**REQUEST:**
Restate the whole of the material. Keep every word, and drop the pictures.
--- START AVAILABLE DATA ---
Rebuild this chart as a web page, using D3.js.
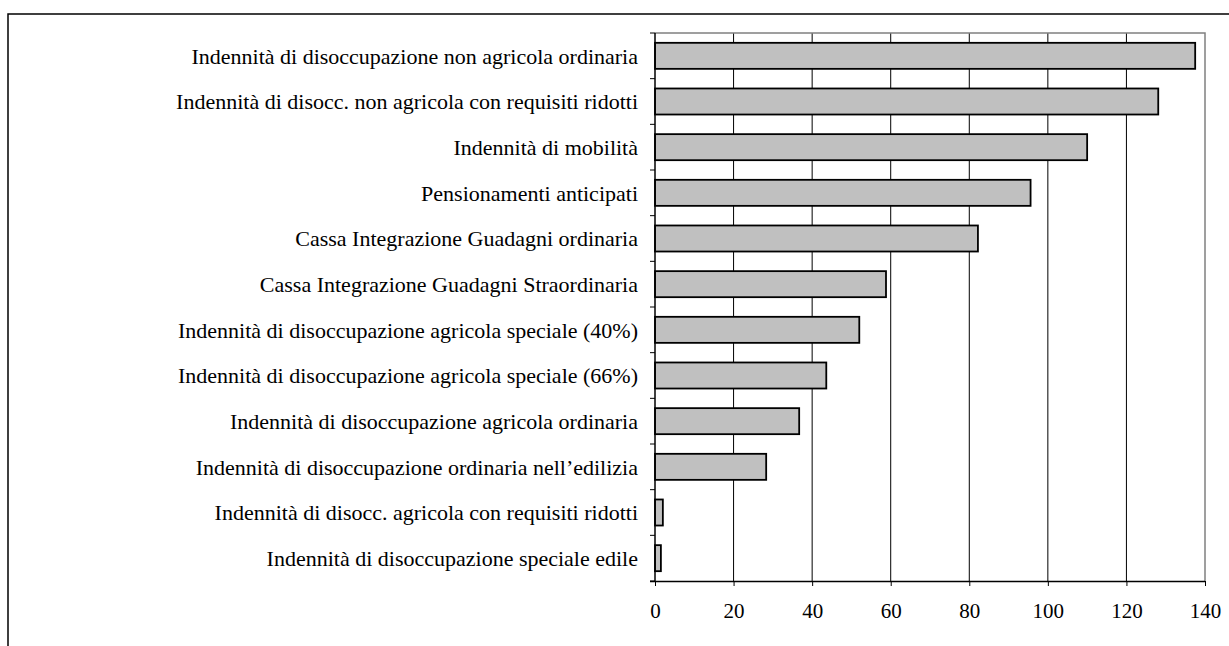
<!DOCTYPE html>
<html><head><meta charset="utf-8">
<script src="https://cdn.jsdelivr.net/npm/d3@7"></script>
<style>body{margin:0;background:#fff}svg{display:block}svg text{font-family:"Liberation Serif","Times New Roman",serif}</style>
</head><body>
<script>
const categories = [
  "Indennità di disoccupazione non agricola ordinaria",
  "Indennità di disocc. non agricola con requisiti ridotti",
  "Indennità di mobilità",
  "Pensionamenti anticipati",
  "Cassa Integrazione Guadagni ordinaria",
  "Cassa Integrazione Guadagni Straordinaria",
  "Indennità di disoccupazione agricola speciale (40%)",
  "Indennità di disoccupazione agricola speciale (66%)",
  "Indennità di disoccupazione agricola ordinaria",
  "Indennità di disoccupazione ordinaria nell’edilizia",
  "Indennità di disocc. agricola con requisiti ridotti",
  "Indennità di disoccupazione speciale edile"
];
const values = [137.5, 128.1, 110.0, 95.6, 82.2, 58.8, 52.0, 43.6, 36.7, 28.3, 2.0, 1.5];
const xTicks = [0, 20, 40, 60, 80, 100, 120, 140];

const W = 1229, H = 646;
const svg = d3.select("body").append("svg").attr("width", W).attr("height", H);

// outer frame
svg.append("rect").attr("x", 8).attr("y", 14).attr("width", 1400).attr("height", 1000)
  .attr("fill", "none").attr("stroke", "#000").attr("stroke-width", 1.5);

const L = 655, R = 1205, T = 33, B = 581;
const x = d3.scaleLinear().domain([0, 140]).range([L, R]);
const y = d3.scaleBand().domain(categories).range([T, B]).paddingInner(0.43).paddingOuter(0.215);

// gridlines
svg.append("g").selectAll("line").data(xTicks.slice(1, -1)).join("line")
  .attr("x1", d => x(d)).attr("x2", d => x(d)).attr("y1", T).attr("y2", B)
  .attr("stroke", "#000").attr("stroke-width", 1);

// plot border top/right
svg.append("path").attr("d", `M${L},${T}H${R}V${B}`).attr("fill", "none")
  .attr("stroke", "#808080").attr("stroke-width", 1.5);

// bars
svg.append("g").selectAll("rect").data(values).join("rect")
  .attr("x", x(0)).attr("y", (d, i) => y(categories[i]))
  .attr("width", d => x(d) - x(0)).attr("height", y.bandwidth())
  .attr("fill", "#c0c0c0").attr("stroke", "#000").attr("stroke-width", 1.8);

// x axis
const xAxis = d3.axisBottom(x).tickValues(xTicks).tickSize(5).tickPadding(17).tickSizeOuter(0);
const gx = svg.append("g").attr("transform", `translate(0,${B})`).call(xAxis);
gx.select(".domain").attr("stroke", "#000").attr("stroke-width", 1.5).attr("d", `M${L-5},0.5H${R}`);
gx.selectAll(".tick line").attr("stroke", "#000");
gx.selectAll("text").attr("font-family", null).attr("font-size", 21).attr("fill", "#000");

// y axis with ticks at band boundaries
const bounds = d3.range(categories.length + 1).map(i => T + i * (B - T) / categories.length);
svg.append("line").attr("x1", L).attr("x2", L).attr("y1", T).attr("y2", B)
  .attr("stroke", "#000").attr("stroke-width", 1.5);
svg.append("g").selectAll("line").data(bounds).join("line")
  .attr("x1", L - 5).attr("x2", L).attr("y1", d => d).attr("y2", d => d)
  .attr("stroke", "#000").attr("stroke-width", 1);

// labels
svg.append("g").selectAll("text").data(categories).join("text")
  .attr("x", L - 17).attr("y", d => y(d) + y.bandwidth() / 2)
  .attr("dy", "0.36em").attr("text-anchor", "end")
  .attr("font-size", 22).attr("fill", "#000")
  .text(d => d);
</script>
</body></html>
--- END AVAILABLE DATA ---
**SOLUTION:**
Rebuild this chart as a web page, using D3.js.
<!DOCTYPE html>
<html><head><meta charset="utf-8">
<script src="https://cdn.jsdelivr.net/npm/d3@7"></script>
<style>body{margin:0;background:#fff}svg{display:block}svg text{font-family:"Liberation Serif","Times New Roman",serif}</style>
</head><body>
<script>
const categories = [
  "Indennità di disoccupazione non agricola ordinaria",
  "Indennità di disocc. non agricola con requisiti ridotti",
  "Indennità di mobilità",
  "Pensionamenti anticipati",
  "Cassa Integrazione Guadagni ordinaria",
  "Cassa Integrazione Guadagni Straordinaria",
  "Indennità di disoccupazione agricola speciale (40%)",
  "Indennità di disoccupazione agricola speciale (66%)",
  "Indennità di disoccupazione agricola ordinaria",
  "Indennità di disoccupazione ordinaria nell’edilizia",
  "Indennità di disocc. agricola con requisiti ridotti",
  "Indennità di disoccupazione speciale edile"
];
const values = [137.5, 128.1, 110.0, 95.6, 82.2, 58.8, 52.0, 43.6, 36.7, 28.3, 2.0, 1.5];
const xTicks = [0, 20, 40, 60, 80, 100, 120, 140];

const W = 1229, H = 646;
const svg = d3.select("body").append("svg").attr("width", W).attr("height", H);

// outer frame
svg.append("rect").attr("x", 8).attr("y", 14).attr("width", 1400).attr("height", 1000)
  .attr("fill", "none").attr("stroke", "#000").attr("stroke-width", 1.5);

const L = 655, R = 1205, T = 33, B = 581;
const x = d3.scaleLinear().domain([0, 140]).range([L, R]);
const y = d3.scaleBand().domain(categories).range([T, B]).paddingInner(0.43).paddingOuter(0.215);

// gridlines
svg.append("g").selectAll("line").data(xTicks.slice(1, -1)).join("line")
  .attr("x1", d => x(d)).attr("x2", d => x(d)).attr("y1", T).attr("y2", B)
  .attr("stroke", "#000").attr("stroke-width", 1);

// plot border top/right
svg.append("path").attr("d", `M${L},${T}H${R}V${B}`).attr("fill", "none")
  .attr("stroke", "#808080").attr("stroke-width", 1.5);

// bars
svg.append("g").selectAll("rect").data(values).join("rect")
  .attr("x", x(0)).attr("y", (d, i) => y(categories[i]))
  .attr("width", d => x(d) - x(0)).attr("height", y.bandwidth())
  .attr("fill", "#c0c0c0").attr("stroke", "#000").attr("stroke-width", 1.8);

// x axis
const xAxis = d3.axisBottom(x).tickValues(xTicks).tickSize(5).tickPadding(17).tickSizeOuter(0);
const gx = svg.append("g").attr("transform", `translate(0,${B})`).call(xAxis);
gx.select(".domain").attr("stroke", "#000").attr("stroke-width", 1.5).attr("d", `M${L-5},0.5H${R}`);
gx.selectAll(".tick line").attr("stroke", "#000");
gx.selectAll("text").attr("font-family", null).attr("font-size", 21).attr("fill", "#000");

// y axis with ticks at band boundaries
const bounds = d3.range(categories.length + 1).map(i => T + i * (B - T) / categories.length);
svg.append("line").attr("x1", L).attr("x2", L).attr("y1", T).attr("y2", B)
  .attr("stroke", "#000").attr("stroke-width", 1.5);
svg.append("g").selectAll("line").data(bounds).join("line")
  .attr("x1", L - 5).attr("x2", L).attr("y1", d => d).attr("y2", d => d)
  .attr("stroke", "#000").attr("stroke-width", 1);

// labels
svg.append("g").selectAll("text").data(categories).join("text")
  .attr("x", L - 17).attr("y", d => y(d) + y.bandwidth() / 2)
  .attr("dy", "0.36em").attr("text-anchor", "end")
  .attr("font-size", 22).attr("fill", "#000")
  .text(d => d);
</script>
</body></html>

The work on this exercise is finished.